Bu onların özel, ailevî, her neyse o türlü sıkıntısı. Ama burada “sınıfsal” bir durum var: sistem, dar gelirli ebeveyne diyor ki: “Seni alternatifsiz bırakmadık; daha çok para vermek istemeye bilirsin. O zaman buyur, geç. İmam- Hatip’e. Orası bedava.”
Kapatılan dersanelere gidenler oraya bir para veriyorlardı. Eh, biraz daha fazlasını verecekler. Vermeyenler İmam- Hatip’e gidecek, eğitimin daha “mütedeyyin” olanını görecek. İnşallah yakında kızları oğlanları da birbirinden ayıracağız, her şey daha da güzel olacak. Ama bir yandan İmam- Hatip’lerde verilen eğitimin niteliğini yükselteceğiz. Bir kere, en başından, o eğitimi veren öğretmenlerin niteliğini yükselteceğiz; yani daha “mütedeyyin”, daha “imanlı” olmalarını sağlayacağız. Bunun için yeni sınavlar koyacağız. Dolayısıyla, bir zaman sonra, bu ikiliği aşacak, “düz lise”, “imam- hatip lisesi” ayrışmasını geçersiz kılacak bir noktaya geleceğiz. O zaman, “İmam- Hatip” adı da kaldırılabilir. Nasıl olsa her yerİmam- Hatip olmuş olacak.”

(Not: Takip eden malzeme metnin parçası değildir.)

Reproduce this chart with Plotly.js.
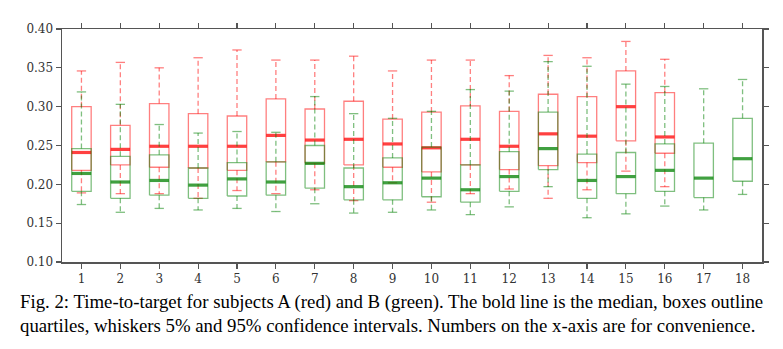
<!DOCTYPE html>
<html><head><meta charset="utf-8">
<script src="https://cdn.plot.ly/plotly-3.0.1.min.js"></script>
<style>body{margin:0;background:#fff}#chart{width:783px;height:349px}</style>
</head><body><div id="chart"></div>
<script>
// Subject A (red), positions 1..16
const redPos  = [1,2,3,4,5,6,7,8,9,10,11,12,13,14,15,16];
const redHigh = [0.346,0.357,0.350,0.363,0.373,0.360,0.360,0.365,0.346,0.360,0.360,0.340,0.366,0.363,0.384,0.361];
const redQ3   = [0.300,0.276,0.304,0.291,0.288,0.310,0.297,0.307,0.284,0.293,0.301,0.294,0.316,0.313,0.346,0.318];
const redMed  = [0.241,0.245,0.249,0.249,0.249,0.263,0.257,0.258,0.252,0.247,0.258,0.249,0.265,0.262,0.300,0.261];
const redQ1   = [0.218,0.225,0.222,0.221,0.218,0.229,0.227,0.225,0.222,0.216,0.225,0.219,0.224,0.228,0.256,0.240];
const redLow  = [0.189,0.188,0.188,0.182,0.192,0.188,0.193,0.179,0.202,0.177,0.188,0.194,0.182,0.193,0.217,0.197];
// Subject B (green), positions 1..18
const grnPos  = [1,2,3,4,5,6,7,8,9,10,11,12,13,14,15,16,17,18];
const grnHigh = [0.319,0.303,0.277,0.266,0.268,0.267,0.313,0.291,0.285,0.294,0.322,0.320,0.358,0.352,0.329,0.326,0.323,0.335];
const grnQ3   = [0.246,0.236,0.238,0.221,0.228,0.229,0.250,0.221,0.234,0.248,0.225,0.242,0.293,0.239,0.241,0.252,0.253,0.285];
const grnMed  = [0.214,0.203,0.205,0.199,0.207,0.203,0.227,0.197,0.202,0.208,0.193,0.210,0.246,0.205,0.210,0.218,0.208,0.233];
const grnQ1   = [0.191,0.182,0.186,0.182,0.185,0.186,0.195,0.180,0.180,0.184,0.177,0.191,0.219,0.182,0.188,0.191,0.183,0.204];
const grnLow  = [0.174,0.164,0.169,0.167,0.169,0.165,0.175,0.163,0.164,0.167,0.161,0.171,0.197,0.157,0.162,0.172,0.167,0.187];
const xTicks  = [1,2,3,4,5,6,7,8,9,10,11,12,13,14,15,16,17,18];
const yTicks  = [0.10,0.15,0.20,0.25,0.30,0.35,0.40];

const HW = 0.25, CW = 0.12;
function boxTraces(pos, hi, q3, med, q1, lo, color, medColor){
  const bx=[],by=[],wx=[],wy=[],cx=[],cy=[],mx=[],my=[];
  pos.forEach((p,i)=>{
    bx.push(p-HW,p+HW,p+HW,p-HW,p-HW,null); by.push(q1[i],q1[i],q3[i],q3[i],q1[i],null);
    wx.push(p,p,null,p,p,null); wy.push(q3[i],hi[i],null,q1[i],lo[i],null);
    cx.push(p-CW,p+CW,null,p-CW,p+CW,null); cy.push(hi[i],hi[i],null,lo[i],lo[i],null);
    mx.push(p-HW,p+HW,null); my.push(med[i],med[i],null);
  });
  const base={type:'scatter',mode:'lines',hoverinfo:'skip',showlegend:false,connectgaps:false};
  return [
    Object.assign({},base,{x:wx,y:wy,line:{color:color,width:1.3,dash:'5px,3px'}}),
    Object.assign({},base,{x:cx,y:cy,line:{color:color,width:1.3}}),
    Object.assign({},base,{x:bx,y:by,line:{color:color,width:1.3}}),
    Object.assign({},base,{x:mx,y:my,line:{color:medColor,width:3.2}})
  ];
}
const data = [].concat(
  boxTraces(redPos, redHigh, redQ3, redMed, redQ1, redLow, 'rgba(255,0,0,0.5)', 'rgba(255,0,0,0.75)'),
  boxTraces(grnPos, grnHigh, grnQ3, grnMed, grnQ1, grnLow, 'rgba(0,128,0,0.5)', 'rgba(0,128,0,0.75)')
);
const axisCommon = {showgrid:false, zeroline:false, showline:true, linecolor:'#555', linewidth:1.5,
  mirror:'allticks', ticks:'outside', ticklen:5, tickwidth:1.2, tickcolor:'#555',
  tickfont:{family:'DejaVu Serif, Liberation Serif, serif', size:12, color:'#333'}};
const layout = {
  width:783, height:349,
  margin:{l:62, r:21, t:29, b:87},
  paper_bgcolor:'#fff', plot_bgcolor:'#fff',
  xaxis: Object.assign({}, axisCommon, {range:[0.5,18.5], tickvals:xTicks, ticktext:xTicks.map(String)}),
  yaxis: Object.assign({}, axisCommon, {range:[0.10,0.40], tickvals:yTicks, ticktext:yTicks.map(v=>v.toFixed(2))}),
  annotations:[{
    xref:'paper', yref:'paper', x:-0.063, y:-0.117, xanchor:'left', yanchor:'top', align:'left', showarrow:false,
    text:'Fig. 2: Time-to-target for subjects A (red) and B (green). The bold line is the median, boxes outline<br>quartiles, whiskers 5% and 95% confidence intervals. Numbers on the x-axis are for convenience.',
    font:{family:'Liberation Serif, Times New Roman, serif', size:18.8, color:'#000'}
  }]
};
Plotly.newPlot('chart', data, layout, {displayModeBar:false, staticPlot:true});
</script></body></html>
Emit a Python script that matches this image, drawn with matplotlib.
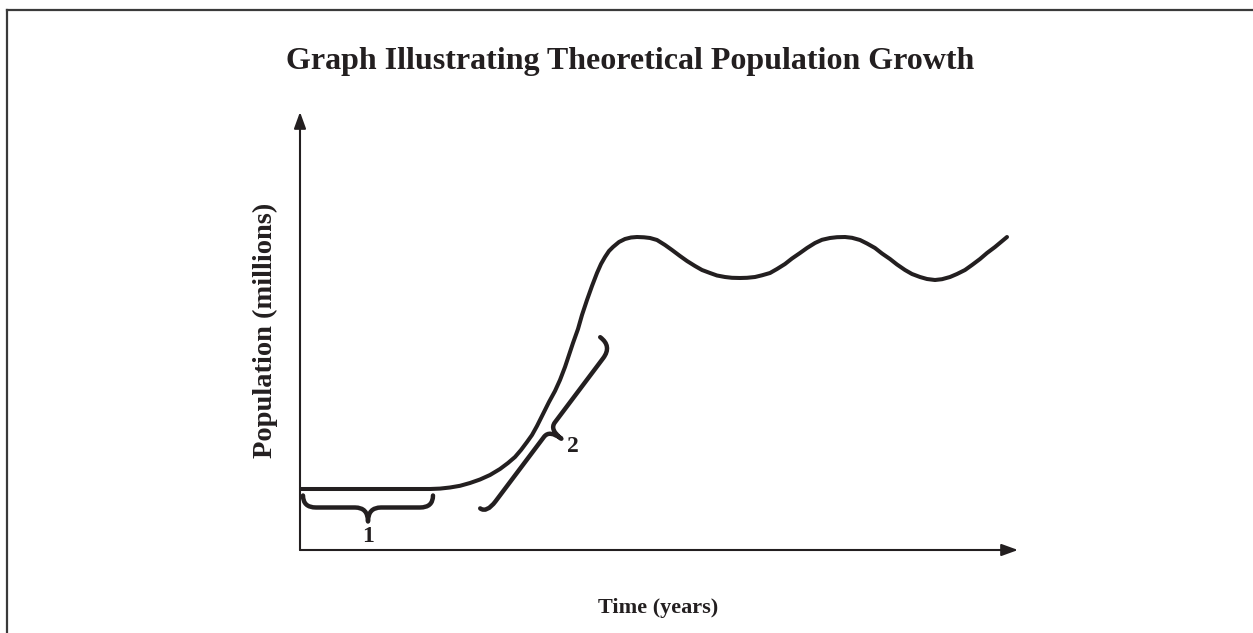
import numpy as np
from matplotlib import pyplot as plt
from matplotlib.path import Path
from matplotlib.patches import PathPatch
from matplotlib.transforms import IdentityTransform

# theoretical population curve (arbitrary units)
time = [0, 130, 140, 150, 160, 170, 180, 190, 200, 208, 215, 221, 227, 232, 237, 243,
        249, 255, 260, 265, 269, 273, 278, 282, 287, 292, 297, 301, 305, 309, 313, 319,
        325, 331, 337, 344, 350, 357, 365, 372, 380, 387, 395, 402, 410, 417, 425, 432,
        440, 447, 455, 462, 470, 477, 485, 492, 500, 507, 515, 522, 530, 537, 545, 552,
        560, 567, 575, 582, 590, 597, 605, 612, 620, 627, 635, 642, 650, 657, 665, 672,
        680, 687, 695, 701, 707]
population = [61, 61, 61.4, 62.5, 64.2, 67, 70.5, 75, 81, 87, 93, 100, 108, 115, 124, 136,
              148, 159, 170, 183, 195, 207, 221, 235, 250, 264, 277, 286, 293, 299, 303, 308,
              311, 312.5, 313, 312.7, 312, 310, 305, 300, 294, 289, 284, 280, 277, 274.5, 273, 272.2,
              272, 272.2, 273, 274.7, 277, 281, 286, 291.5, 297, 302, 307, 310.2, 312, 312.8, 313, 312.2,
              310, 306.5, 302, 296.5, 291, 285.5, 280, 276, 273, 271, 270, 270.8, 273, 276, 280, 285,
              291, 297, 303, 308, 313]

# braces: label, start (time, pop), end (time, pop), label position
brace_labels = ["1", "2"]
brace_starts = [(3, 42.5), (186.6, 36.8)]
brace_ends = [(133, 42.5), (312.2, 203.8)]
label_pos = [(68, 13), (273, 104)]

INK = "#231f20"
SERIF = "Liberation Serif"

fig = plt.figure(figsize=(12.53, 6.33), dpi=100)
W, H = 1253, 633

# frame lines (top and left only)
fig.add_artist(plt.Line2D([7 / W, 1], [1 - 10 / H, 1 - 10 / H], color="#3a3a3a", lw=1.6))
fig.add_artist(plt.Line2D([7 / W, 7 / W], [0, 1 - 10 / H], color="#3a3a3a", lw=1.6))

ax = fig.add_axes([300 / W, 83 / H, 718 / W, 438 / H])
ax.set_xlim(0, 718)
ax.set_ylim(0, 438)
for s in ax.spines.values():
    s.set_visible(False)
ax.set_xticks([])
ax.set_yticks([])

arrow = dict(arrowstyle="-|>,head_length=0.55,head_width=0.2", lw=1.5, color=INK,
             mutation_scale=18, shrinkA=0, shrinkB=0)
ax.annotate("", xy=(0, 1), xytext=(0, 0), xycoords="axes fraction", arrowprops=arrow)
ax.annotate("", xy=(1, 0), xytext=(0, 0), xycoords="axes fraction", arrowprops=arrow)

ax.plot(time, population, color=INK, lw=2.9, solid_capstyle="round", solid_joinstyle="round")


def brace(p0, p1, c, e0, e1, h, k):
    # curly brace in display pixels between two data points
    p0 = ax.transData.transform(p0)
    p1 = ax.transData.transform(p1)
    d = p1 - p0
    L = np.hypot(*d)
    u = d / L
    v = np.array([u[1], -u[0]])

    def P(a, b):
        return p0 + a * u + b * v

    verts = [P(0, e0), P(0, 0), P(h, 0), P(L / 2 - k, 0), P(L / 2, 0), P(L / 2, c),
             P(L / 2, 0), P(L / 2 + k, 0), P(L - h, 0), P(L, 0), P(L, e1)]
    codes = [Path.MOVETO, Path.CURVE3, Path.CURVE3, Path.LINETO, Path.CURVE3, Path.CURVE3,
             Path.CURVE3, Path.CURVE3, Path.LINETO, Path.CURVE3, Path.CURVE3]
    patch = PathPatch(Path(verts, codes), fill=False, lw=3.2, edgecolor=INK,
                      capstyle="round", joinstyle="round", transform=IdentityTransform())
    fig.add_artist(patch)


brace(brace_starts[0], brace_ends[0], 14, -12, -12, 13, 13)
brace(brace_starts[1], brace_ends[1], 15, -8, -15, 15, 9)

for lab, (x, y) in zip(brace_labels, label_pos):
    ax.text(x, y, lab, family=SERIF, weight="bold", fontsize=17, color=INK,
            ha="center", va="center")

fig.text(630 / W, 1 - 62 / H, "Graph Illustrating Theoretical Population Growth",
         family=SERIF, weight="bold", fontsize=23, color=INK, ha="center", va="center")
fig.text(265 / W, 1 - 330 / H, "Population (millions)", family=SERIF, weight="bold",
         fontsize=20.5, color=INK, ha="center", va="center", rotation=90)
fig.text(658 / W, 1 - 608 / H, "Time (years)", family=SERIF, weight="bold",
         fontsize=16, color=INK, ha="center", va="center")

fig.savefig("out.png", dpi=100)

Türkiye, Cumhuriyet öncesinden de başlayarak, hayatını “ikili” bir temel üzerinden yaşamaya alışmış bir toplum. Bunun sonucunda, aynı topraklar üzerinde iki ayrı ulus gibi yaşamayı öğrenmiş ve sindirmişiz. Bir genelleme düzeyinde insanlar hepsi aynı şeyi yapıyor gibi görünebilirler; “işte, maça gidiyorlar; markete gidiyorlar; müzik dinliyorlar…” Evet, ama bunların hepsini farklı üslûpla yapıyorlar. Bu da, önemli bir sağlıksızlık alâmeti; “tek” bir toplum olunamıyor.
Bu ikileşmenin başında, “Batılılaşma” kutbunda duran kesim bir hayat tarzı kurmuş ve “Herkes böyle yaşayacak” demişti. Öyle olmadı. Olmamasının bir nedeni bu buyurganlıktı. Şimdiki aşamada Erdoğan ve onunla hemfikir olanlar kendi hayat tarzlarını gösteriyor ve “Herkes böyle yaşayacak” diyorlar. Olur mu? Olmaz.
Ama bu ısrar, normalleşmeyi, anlaşmayı, konuşarak anlaşan bir toplum olmayı bilinmeyen tarihlere erteler; sürtüşmeleri, çatışmaları, onlardan ileri gelen gocunmaları ve intikam duygularını egemen kılar.
Bunun göre göre, bile bile yapılmadığını söylemek çok zor.